An ancient canoe has been excavated from Martin Mere and is on display in the Atkinson Art Gallery and Library.

==Prehistory and legend==
The depression in the land which would later become Martin Mere was formed at the end of the Devensian glaciation in Britain, the last glaciation before the current interglacial period, the Flandrian. As glaciers retreated from northwest England, they left behind a vast expanse of boulder clay, the product of glaciers grinding on the rock's surface.

As the glaciers retreated northwards during summer, the environment of northwest England became very wet. "The newly formed valleys of the Mersey, Ribble, Dee and Lake District rivers likely created a large delta in the Irish Sea, around 50 miles (80 km) west of the current coastline. Around 12,000 years ago, sea levels were approximately 164 feet (50m) lower than today, and the entire Lancashire plain, along with the land to its west, was a freshwater landscape of rivers, streams and lakes". These lakes formed in depressions within the boulder clay, and one of these, south of the Ribble, gradually developed into the early Martin Mere.

The environment at the time was dominated by glaciers to the north, and tundra-like environments with sparse vegetation and little megafauna, though polar bears, arctic foxes and reindeer will have been present. Flora would have included Salix herbacea and birch trees.

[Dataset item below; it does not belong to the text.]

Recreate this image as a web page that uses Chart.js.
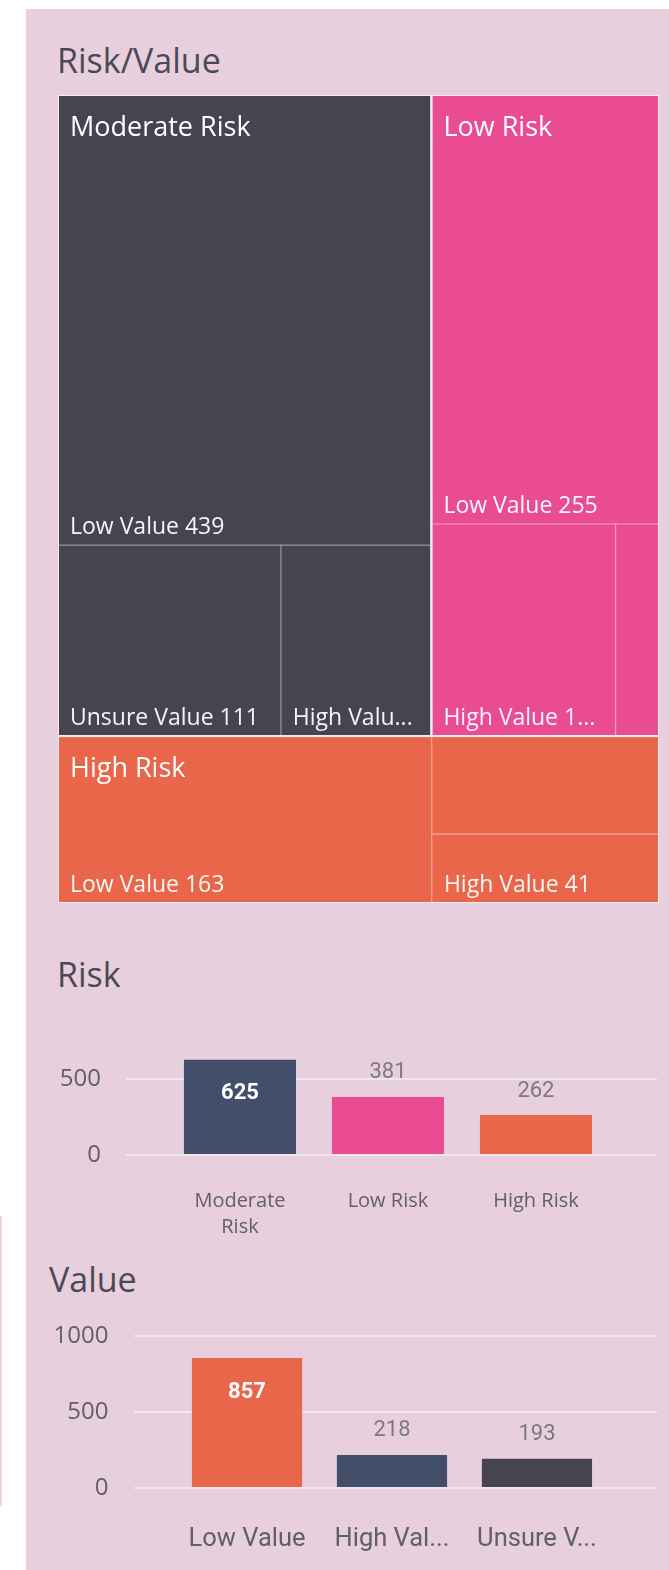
<!DOCTYPE html>
<html>
<head>
<meta charset="utf-8">
<title>Risk / Value</title>
<script src="https://cdn.jsdelivr.net/npm/chart.js@4.4.1/dist/chart.umd.min.js"></script>
<style>
    html, body { margin: 0; padding: 0; background: #ffffff; }
    body { position: relative; width: 669px; height: 1570px; overflow: hidden; font-family: "Open Sans", sans-serif; }
    .panel { position: absolute; left: 26px; top: 9px; width: 643px; height: 1561px; background: #e8cfdd; }
    .edge { position: absolute; left: 0; top: 1216px; width: 2px; height: 290px; background: #ecd3e1; }
    .title { position: absolute; font-size: 34px; line-height: 34px; color: #4a4a55; white-space: nowrap; }
    canvas { position: absolute; }
</style>
</head>
<body>
<div class="panel"></div>
<div class="edge"></div>

<div class="title" style="left:57px; top:43px;">Risk/Value</div>
<div class="title" style="left:57px; top:957px;">Risk</div>
<div class="title" style="left:49px; top:1262px;">Value</div>

<div style="position:absolute; left:58px; top:95px; width:601px; height:808px;"><canvas id="treemap"></canvas></div>
<div style="position:absolute; left:0; top:1009px; width:669px; height:241px;"><canvas id="riskChart"></canvas></div>
<div style="position:absolute; left:0; top:1297px; width:669px; height:261px;"><canvas id="valueChart"></canvas></div>

<script>
// categories
const RISK_LABELS = ['Moderate Risk', 'Low Risk', 'High Risk'];
const VALUE_LABELS = ['Low Value', 'High Value', 'Unsure Value'];

// treemap cells, one array per risk, in VALUE_LABELS order
const MODERATE_RISK_CELLS = [439, 75, 111];
const LOW_RISK_CELLS = [255, 102, 24];
const HIGH_RISK_CELLS = [163, 41, 58];

// totals shown in the bar charts
const RISK_TOTALS = [625, 381, 262];
const VALUE_TOTALS = [857, 218, 193];

// axis ticks
const RISK_TICKS = [0, 500];
const VALUE_TICKS = [0, 500, 1000];

const TREEMAP_COLORS = ['#454450', '#ea4c94', '#e9664a'];
const RISK_BAR_COLORS = ['#424e6a', '#ea4c94', '#e9664a'];
const VALUE_BAR_COLORS = ['#e9664a', '#424e6a', '#454450'];

Chart.defaults.font.family = '"Open Sans", sans-serif';
Chart.defaults.animation = false;
Chart.defaults.responsive = true;
Chart.defaults.maintainAspectRatio = false;
Chart.defaults.plugins.legend.display = false;
Chart.defaults.plugins.tooltip.enabled = false;

// squarified layout (same idea as d3.treemapSquarify with the golden ratio)
const PHI = (1 + Math.sqrt(5)) / 2;
const squarify = (values, x0, y0, x1, y1) => {
    const nodes = values.map((v, i) => ({ v: v, i: i })).sort((a, b) => b.v - a.v);
    const rects = new Array(values.length);
    let total = nodes.reduce((s, n) => s + n.v, 0);
    let i0 = 0;
    while (i0 < nodes.length) {
        const dx = x1 - x0, dy = y1 - y0;
        let i1 = i0;
        let sum = nodes[i1++].v, min = sum, max = sum;
        const alpha = Math.max(dy / dx, dx / dy) / (total * PHI);
        let beta = sum * sum * alpha;
        let minRatio = Math.max(max / beta, beta / min);
        for (; i1 < nodes.length; i1++) {
            const v = nodes[i1].v;
            const s2 = sum + v;
            const mn = Math.min(min, v), mx = Math.max(max, v);
            beta = s2 * s2 * alpha;
            const ratio = Math.max(mx / beta, beta / mn);
            if (ratio > minRatio * 1.01) break;
            sum = s2; min = mn; max = mx; minRatio = ratio;
        }
        const row = nodes.slice(i0, i1);
        if (dx < dy) {
            const h = dy * sum / total;
            let x = x0;
            row.forEach(n => {
                const w = dx * n.v / sum;
                rects[n.i] = { x0: x, y0: y0, x1: x + w, y1: y0 + h };
                x += w;
            });
            y0 += h;
        } else {
            const w = dx * sum / total;
            let y = y0;
            row.forEach(n => {
                const h = dy * n.v / sum;
                rects[n.i] = { x0: x0, y0: y, x1: x0 + w, y1: y + h };
                y += h;
            });
            x0 += w;
        }
        total -= sum;
        i0 = i1;
    }
    return rects;
};

const fitText = (ctx, text, maxWidth) => {
    if (ctx.measureText(text).width <= maxWidth) return text;
    let t = text;
    while (t.length > 0 && ctx.measureText(t + '...').width > maxWidth) t = t.slice(0, -1);
    return t.length > 2 ? t.trimEnd() + '...' : '';
};

// treemap drawn on linear x / y scales
const TM_W = 601, TM_H = 808;
const treemapPlugin = {
    id: 'treemapCells',
    afterDatasetsDraw(chart) {
        const ctx = chart.ctx;
        const xs = chart.scales.x, ys = chart.scales.y;
        const cells = [MODERATE_RISK_CELLS, LOW_RISK_CELLS, HIGH_RISK_CELLS];
        const parents = squarify(cells.map(c => c.reduce((a, b) => a + b, 0)), 0, 0, TM_W, TM_H);
        const px = r => ({
            left: xs.getPixelForValue(r.x0), right: xs.getPixelForValue(r.x1),
            top: ys.getPixelForValue(r.y0), bottom: ys.getPixelForValue(r.y1)
        });

        ctx.save();
        parents.forEach((p, pi) => {
            const kids = squarify(cells[pi], p.x0, p.y0, p.x1, p.y1);
            kids.forEach((k, ki) => {
                const b = px(k);
                ctx.fillStyle = TREEMAP_COLORS[pi];
                ctx.fillRect(b.left, b.top, b.right - b.left, b.bottom - b.top);
                ctx.strokeStyle = 'rgba(255,255,255,0.22)';
                ctx.lineWidth = 1.5;
                ctx.strokeRect(b.left, b.top, b.right - b.left, b.bottom - b.top);

                // label at the bottom left, when there is room for it
                ctx.font = '23px "Open Sans", sans-serif';
                ctx.fillStyle = 'rgba(255,255,255,0.95)';
                ctx.textBaseline = 'alphabetic';
                ctx.textAlign = 'left';
                const touchesHeader = Math.abs(k.y0 - p.y0) < 0.5;
                const room = (b.bottom - b.top) - (touchesHeader ? 62 : 0);
                if (room >= 40) {
                    const txt = fitText(ctx, VALUE_LABELS[ki] + ' ' + cells[pi][ki], b.right - b.left - 30);
                    if (txt) ctx.fillText(txt, b.left + 12, b.bottom - 11);
                }
            });
        });
        parents.forEach((p, pi) => {
            const b = px(p);
            ctx.strokeStyle = '#f4eaf0';
            ctx.lineWidth = 2;
            ctx.strokeRect(b.left, b.top, b.right - b.left, b.bottom - b.top);
            ctx.font = '27px "Open Sans", sans-serif';
            ctx.fillStyle = '#ffffff';
            ctx.textBaseline = 'alphabetic';
            ctx.textAlign = 'left';
            ctx.fillText(RISK_LABELS[pi], b.left + 12, b.top + 41);
        });
        ctx.restore();
    }
};

new Chart(document.getElementById('treemap').getContext('2d'), {
    type: 'scatter',
    data: { datasets: [] },
    options: {
        layout: { padding: 0, autoPadding: false },
        scales: {
            x: { type: 'linear', min: 0, max: TM_W, display: false },
            y: { type: 'linear', min: 0, max: TM_H, reverse: true, display: false }
        }
    },
    plugins: [treemapPlugin]
});

// value labels: inside the bar when there is no room above it
const barLabelsPlugin = {
    id: 'barLabels',
    afterDatasetsDraw(chart) {
        const ctx = chart.ctx;
        const meta = chart.getDatasetMeta(0);
        const values = chart.data.datasets[0].data;
        ctx.save();
        ctx.textAlign = 'center';
        ctx.textBaseline = 'middle';
        meta.data.forEach((bar, i) => {
            const value = values[i].y;
            if (bar.y - 40 < chart.chartArea.top) {
                ctx.font = 'bold 22px Roboto, sans-serif';
                ctx.fillStyle = '#ffffff';
                ctx.fillText(value, bar.x, bar.y + 34);
            } else {
                ctx.font = '22px Roboto, sans-serif';
                ctx.fillStyle = '#7a7a80';
                ctx.fillText(value, bar.x, bar.y - 24);
            }
        });
        ctx.restore();
    }
};

const barChart = (canvasId, labels, values, colors, ticks, opts) => {
    new Chart(document.getElementById(canvasId).getContext('2d'), {
        type: 'bar',
        data: {
            datasets: [{
                data: values.map((v, i) => ({ x: i, y: v })),
                backgroundColor: colors,
                borderWidth: 0,
                barPercentage: opts.barPercentage,
                categoryPercentage: 1
            }]
        },
        options: {
            layout: { padding: { top: opts.top, right: 12, left: 0, bottom: 0 }, autoPadding: false },
            scales: {
                x: {
                    type: 'linear',
                    offset: false,
                    min: opts.xMin,
                    max: opts.xMax,
                    grid: { display: false },
                    border: { display: false },
                    afterBuildTicks: s => { s.ticks = labels.map((_, i) => ({ value: i })); },
                    afterFit: s => { s.height = opts.xHeight; },
                    ticks: {
                        autoSkip: false,
                        maxRotation: 0,
                        padding: opts.xPadding,
                        color: '#606068',
                        font: opts.xFont,
                        callback: v => opts.xLabel(labels[v])
                    }
                },
                y: {
                    min: 0,
                    max: opts.yMax,
                    afterBuildTicks: s => { s.ticks = ticks.map(t => ({ value: t })); },
                    afterFit: s => { s.width = opts.yWidth; },
                    grid: { color: '#f1e6ec', lineWidth: 2, drawTicks: false },
                    border: { display: false },
                    ticks: { padding: 25, color: '#606068', font: { size: 24 }, callback: v => String(v) }
                }
            }
        },
        plugins: [barLabelsPlugin]
    });
};

const wrapLabel = text => (text.length > 10 ? text.split(' ') : text);
const measureCtx = document.createElement('canvas').getContext('2d');
const truncLabel = text => {
    measureCtx.font = '25.5px Roboto, sans-serif';
    return fitText(measureCtx, text, 121);
};

barChart('riskChart', RISK_LABELS, RISK_TOTALS, RISK_BAR_COLORS, RISK_TICKS, {
    top: 18.6, yMax: 700, yWidth: 126, xMin: -0.77, xMax: 2.818,
    barPercentage: 0.757, xHeight: 95, xPadding: 25,
    xFont: { size: 20, lineHeight: 1.32 }, xLabel: wrapLabel
});

barChart('valueChart', VALUE_LABELS, VALUE_TOTALS, VALUE_BAR_COLORS, VALUE_TICKS, {
    top: 18, yMax: 1000, yWidth: 133.5, xMin: -0.783, xMax: 2.828,
    barPercentage: 0.76, xHeight: 70, xPadding: 28,
    xFont: { family: 'Roboto, sans-serif', size: 25.5 }, xLabel: truncLabel
});
</script>
</body>
</html>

Local legend has it that the lake was home to the nymph Vivian, who stole the knight Lancelot as a child, and brought him up in the depths of the lake's waters. Lancelot was reputed to have been the ruler of Lancashire, the county being named after him.

==Present==
Part of the old mere is now the site of Martin Mere Wetland Centre, a wetland nature reserve managed by the Wildfowl and Wetlands Trust.